By Ryan LavnerJuly 20, 2018, 7:55 pm

CARNOUSTIE, Scotland – Guess whose putter is starting to heat up again at a major?

Even with a few wayward shots Friday at Carnoustie, Jordan Spieth made a significant climb up the leaderboard in the second round, firing a 4-under 67 to move just three shots off the lead.

Spieth showed his trademark grit in bouncing back from a rough finish Thursday, when he mis-clubbed on the 15th hole, leading to a double bogey, and ended up playing the last four holes in 4 over.

“I don’t know if I actually regrouped,” he said. “It more kind of fires me up a little.”


Full-field scores from the 147th Open Championship

Full coverage of the 147th Open Championship


Spieth missed more than half of his fairways in the second round, but he was able to play his approach shots from the proper side of the hole. Sure, he “stole a few,” particularly with unlikely birdies on Nos. 10 and 11 after errant drives, but he took advantage and put himself in position to defend his claret jug.

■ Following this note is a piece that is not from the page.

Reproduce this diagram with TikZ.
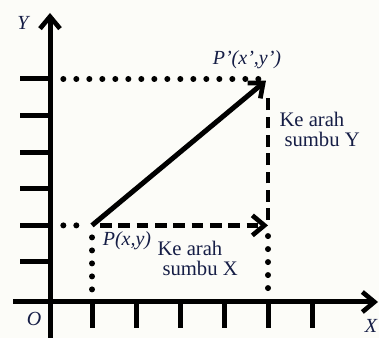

Spieth needed only 25 putts in the second round, and he credited a post-round adjustment Thursday for the improvement. The tweak allows his arms to do more of the work in his stroke, and he said he felt more confident on the greens.

“It’s come a long way in the last few months, no doubt,” he said.

More than anything, Spieth was relieved not to have to play “cut-line golf” on Friday, like he’s done each start since his spirited run at the Masters.

“I know that my swing isn’t exactly where I want it to be; it’s nowhere near where it was at Birkdale,” he said. “But the short game is on point, and the swing is working in the right direction to get the confidence back.”